▶ [Provided material]:

※ ※ ※

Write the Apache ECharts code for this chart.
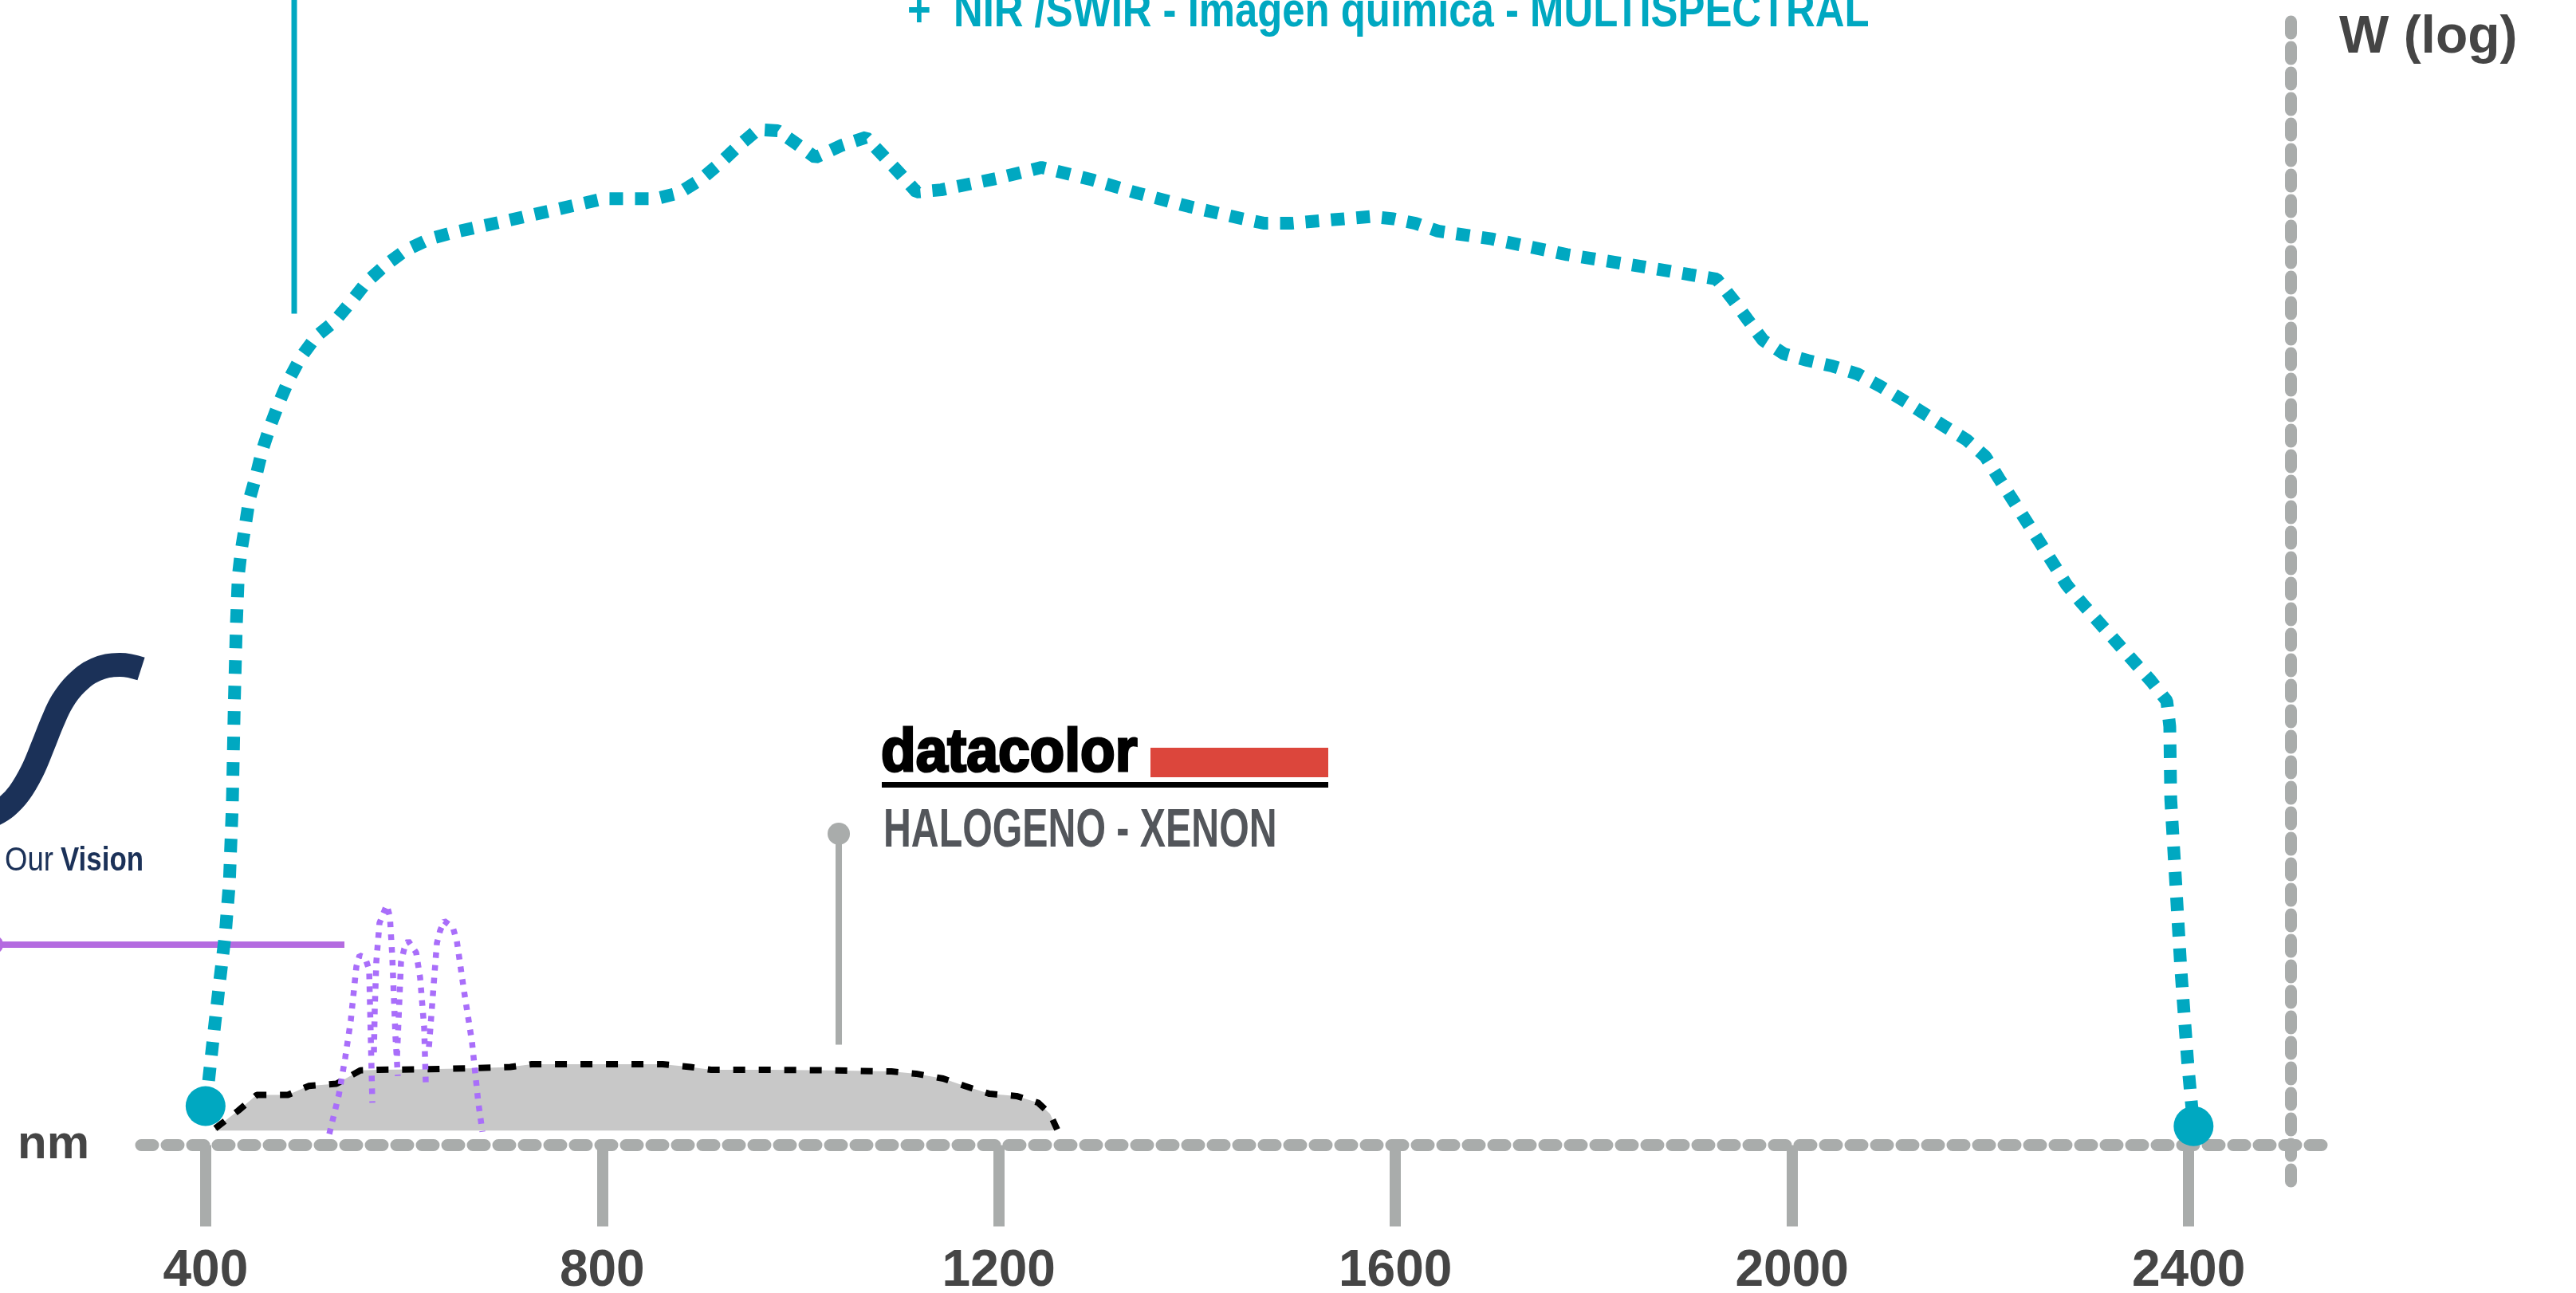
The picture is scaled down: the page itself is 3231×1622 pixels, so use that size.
<!DOCTYPE html>
<html>
<head>
<meta charset="utf-8">
<title>Espectro NIR / SWIR</title>
<script src="https://cdn.jsdelivr.net/npm/echarts@6/dist/echarts.min.js"></script>
<style>
  html, body { margin: 0; padding: 0; background: #fff; }
  #main { width: 3231px; height: 1622px; }
</style>
</head>
<body>
<div id="main"></div>
<script>
(function () {
  'use strict';

  // eje x: longitud de onda (nm)
  var tickValues = [400, 800, 1200, 1600, 2000, 2400];

  // fuente NIR/SWIR (W relativo, escala log)
  var nirCurve = [
    [400, 3.5], [403, 5.7], [408, 9.8], [414, 14.5], [420, 19.0], [424, 23.5], [427, 30.5],
    [429, 39.6], [431, 46.5], [433, 51.0], [436, 53.3], [440, 55.5], [444, 57.8], [451, 60.0],
    [457, 62.2], [465, 64.4], [474, 66.5], [484, 68.6], [496, 70.6], [512, 72.5], [530, 73.8],
    [547, 75.6], [563, 77.4], [582, 78.9], [602, 80.2], [626, 81.2], [651, 81.8], [702, 82.8],
    [752, 83.8], [801, 84.8], [854, 84.8], [877, 85.3], [899, 86.5], [919, 88.0], [937, 89.5],
    [957, 91.0], [977, 90.9], [998, 89.6], [1015, 88.5], [1042, 89.6], [1066, 90.3], [1084, 88.6],
    [1102, 86.9], [1117, 85.4], [1142, 85.6], [1197, 86.6], [1243, 87.6], [1294, 86.5], [1340, 85.3],
    [1392, 84.1], [1446, 83.0], [1468, 82.6], [1495, 82.6], [1521, 82.8], [1575, 83.2], [1598, 83.0],
    [1620, 82.6], [1643, 81.9], [1697, 81.2], [1773, 79.8], [1850, 78.7], [1897, 78.0], [1924, 77.6],
    [1941, 75.7], [1955, 74.0], [1971, 72.1], [1992, 70.9], [2016, 70.3], [2041, 69.8], [2066, 69.1],
    [2089, 68.0], [2111, 66.8], [2154, 64.4], [2176, 63.2], [2195, 61.7], [2209, 59.7], [2222, 57.9],
    [2250, 54.0], [2277, 50.2], [2293, 48.5], [2328, 45.0], [2362, 41.6], [2378, 39.8], [2381, 37.5],
    [2382, 31.0], [2387, 23.5], [2392, 16.0], [2399, 7.5], [2405, 1.7]
  ];
  var nirEnds = [[400, 3.5], [2405, 1.7]];
  var nirLeader = [[489.4, 102.6], [489.4, 74.5]];

  // halogeno - xenon (datacolor)
  var halogenCurve = [
    [409.8, 1.5], [433.1, 3.1], [451.6, 4.5], [483.0, 4.5], [503.9, 5.3], [532.0, 5.5], [556.1, 6.7],
    [574.6, 6.75], [624.5, 6.8], [673.5, 6.9], [707.3, 7.0], [729.0, 7.25], [784.5, 7.25], [860.9, 7.25],
    [889.0, 7.0], [909.9, 6.75], [968.6, 6.75], [1030.5, 6.7], [1091.7, 6.6], [1116.6, 6.4], [1143.9, 5.96],
    [1165.6, 5.3], [1190.6, 4.6], [1217.9, 4.4], [1239.6, 3.8], [1251.7, 2.8], [1258.9, 1.4]
  ];
  var halogenBase = 1.3;
  var halogenLeader = [[1038.6, 27.9], [1038.6, 9.0]];

  // picos LED (visible)
  var ledPeak1 = [[524.8, 1.0], [534.4, 4.5], [540.8, 7.8], [546.5, 11.2], [552.1, 16.0], [555.3, 17.0],
    [560.9, 16.8], [565.0, 15.7], [566.6, 9.75], [568.2, 3.8]];
  var ledPeak2 = [[569.8, 8.3], [570.6, 12.1], [572.2, 16.4], [575.4, 19.9], [582.7, 21.5], [585.9, 20.5],
    [588.3, 16.9], [591.5, 9.75], [593.9, 6.2]];
  var ledPeak3 = [[593.1, 8.0], [597.1, 16.4], [600.4, 17.6], [604.4, 18.3], [612.4, 17.25], [616.4, 15.0],
    [620.5, 10.5], [622.1, 5.5]];
  var ledPeak4 = [[625.3, 8.8], [629.3, 13.5], [633.3, 18.1], [636.5, 19.2], [640.6, 20.1], [649.4, 19.5],
    [653.4, 18.3], [660.7, 13.8], [668.7, 9.25], [675.1, 3.8], [679.2, 1.2]];

  var teal = '#00A8C1';
  var grey = '#A9ACAB';
  var purple = '#A96EFA';
  var txt = '#454545';
  var font = 'Liberation Sans';

  var dom = document.getElementById('main');
  var myChart = echarts.init(dom, null, { renderer: 'canvas' });

  function ledSeries(name, data) {
    return {
      type: 'line', name: name, data: data, symbol: 'none', z: 4,
      lineStyle: { color: purple, width: 7.5, type: [7, 9] }
    };
  }

  var option = {
    animation: false,
    backgroundColor: '#fff',
    grid: { left: 177, right: 318, top: 26, bottom: 140, containLabel: false, outerBoundsMode: 'none' },
    xAxis: {
      type: 'value', min: 335, max: 2535,
      name: 'nm', nameLocation: 'start', nameGap: 65,
      nameTextStyle: { color: txt, fontFamily: font, fontWeight: 'bold', fontSize: 60 },
      axisLine: { show: true, onZero: true, lineStyle: { color: grey, width: 15, type: [15, 17] } },
      axisTick: { show: true, customValues: tickValues, length: 102, lineStyle: { color: grey, width: 14 } },
      axisLabel: {
        customValues: tickValues, margin: 81, color: txt, fontFamily: font, fontWeight: 'bold', fontSize: 64,
        formatter: function (v) { return String(v); }
      },
      splitLine: { show: false }
    },
    yAxis: {
      type: 'value', position: 'right', offset: -40, min: -3.25, max: 100.75,
      name: 'W (log)', nameLocation: 'end', nameGap: -22,
      nameTextStyle: { color: txt, fontFamily: font, fontWeight: 'bold', fontSize: 66,
        align: 'left', verticalAlign: 'middle', padding: [0, 0, 0, 61] },
      axisLine: { show: true, onZero: false, lineStyle: { color: grey, width: 15, type: [15, 17] } },
      axisTick: { show: false },
      axisLabel: { show: false },
      splitLine: { show: false }
    },
    graphic: [
      { type: 'text', x: 1138, y: 15.5, scaleX: 0.82, z: 10,
        style: { text: '+  NIR /SWIR - Imagen química - MULTISPECTRAL', fill: teal,
          font: 'bold 62px "Liberation Sans"', textAlign: 'left', textVerticalAlign: 'middle',
          align: 'left', verticalAlign: 'middle' } },
      { type: 'polyline', z: 10,
        shape: { points: [[177, 839], [150, 834], [120, 840], [95, 858], [78, 880], [66, 905], [54, 935],
          [40, 968], [24, 995], [8, 1012], [-8, 1022]], smooth: 0.4 },
        style: { stroke: '#1B3158', lineWidth: 30, fill: null } },
      { type: 'text', x: 6, y: 1080, scaleX: 0.87, z: 10,
        style: { text: 'Our', fill: '#1B3158', font: '42px "Liberation Sans"',
          textAlign: 'left', textVerticalAlign: 'middle', align: 'left', verticalAlign: 'middle' } },
      { type: 'text', x: 76, y: 1080, scaleX: 0.83, z: 10,
        style: { text: 'Vision', fill: '#1B3158', font: 'bold 42px "Liberation Sans"',
          textAlign: 'left', textVerticalAlign: 'middle', align: 'left', verticalAlign: 'middle' } },
      { type: 'text', x: 1105, y: 946, scaleX: 0.94, z: 10,
        style: { text: 'datacolor', fill: '#000', stroke: '#000', lineWidth: 3, font: 'bold 76px "Liberation Sans"',
          textAlign: 'left', textVerticalAlign: 'middle', align: 'left', verticalAlign: 'middle' } },
      { type: 'rect', z: 10, shape: { x: 1443, y: 938, width: 223, height: 37 }, style: { fill: '#DC463C' } },
      { type: 'rect', z: 10, shape: { x: 1106, y: 981, width: 560, height: 7 }, style: { fill: '#000' } },
      { type: 'text', x: 1108, y: 1043, scaleX: 0.71, z: 10,
        style: { text: 'HALOGENO - XENON', fill: '#53565B', font: 'bold 68px "Liberation Sans"',
          textAlign: 'left', textVerticalAlign: 'middle', align: 'left', verticalAlign: 'middle' } },
      // linea guia morada (sale del borde izquierdo)
      { type: 'line', z: 3, shape: { x1: -10, y1: 1185, x2: 432, y2: 1185 },
        style: { stroke: '#B46BE0', lineWidth: 8 } },
      { type: 'circle', z: 3, shape: { cx: -8, cy: 1185, r: 12 }, style: { fill: '#B46BE0' } }
    ],
    series: [
      {
        type: 'line', name: 'Halógeno - Xenón', data: halogenCurve, symbol: 'none', z: 2,
        lineStyle: { color: '#000', width: 8, type: [15, 17] },
        areaStyle: { color: '#C8C8C8', opacity: 1, origin: halogenBase }
      },
      ledSeries('LED 1', ledPeak1),
      ledSeries('LED 2', ledPeak2),
      ledSeries('LED 3', ledPeak3),
      ledSeries('LED 4', ledPeak4),
      {
        type: 'line', data: halogenLeader, symbol: 'none', z: 3,
        lineStyle: { color: grey, width: 8 }
      },
      {
        type: 'line', data: nirLeader, symbol: 'none', clip: false, z: 5,
        lineStyle: { color: teal, width: 7 }
      },
      {
        type: 'line', name: 'NIR / SWIR', data: nirCurve, symbol: 'none', z: 6,
        lineStyle: { color: teal, width: 16, type: [17, 15] }
      },
      {
        type: 'scatter', data: nirEnds, symbol: 'circle', symbolSize: 50, z: 7,
        itemStyle: { color: teal, opacity: 1 }
      },
      {
        type: 'scatter', data: [halogenLeader[0]], symbol: 'circle', symbolSize: 28, z: 7,
        itemStyle: { color: grey, opacity: 1 }
      }
    ]
  };

  myChart.setOption(option, true);
}());
</script>
</body>
</html>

※ ※ ※

Look above for the line containing "The picture is". Output from there through the line containing "var tickValues = [400, 800, 1200, 1600, 2000, 2400];", exactly and inclusively.

The picture is scaled down: the page itself is 3231×1622 pixels, so use that size.
<!DOCTYPE html>
<html>
<head>
<meta charset="utf-8">
<title>Espectro NIR / SWIR</title>
<script src="https://cdn.jsdelivr.net/npm/echarts@6/dist/echarts.min.js"></script>
<style>
  html, body { margin: 0; padding: 0; background: #fff; }
  #main { width: 3231px; height: 1622px; }
</style>
</head>
<body>
<div id="main"></div>
<script>
(function () {
  'use strict';

  // eje x: longitud de onda (nm)
  var tickValues = [400, 800, 1200, 1600, 2000, 2400];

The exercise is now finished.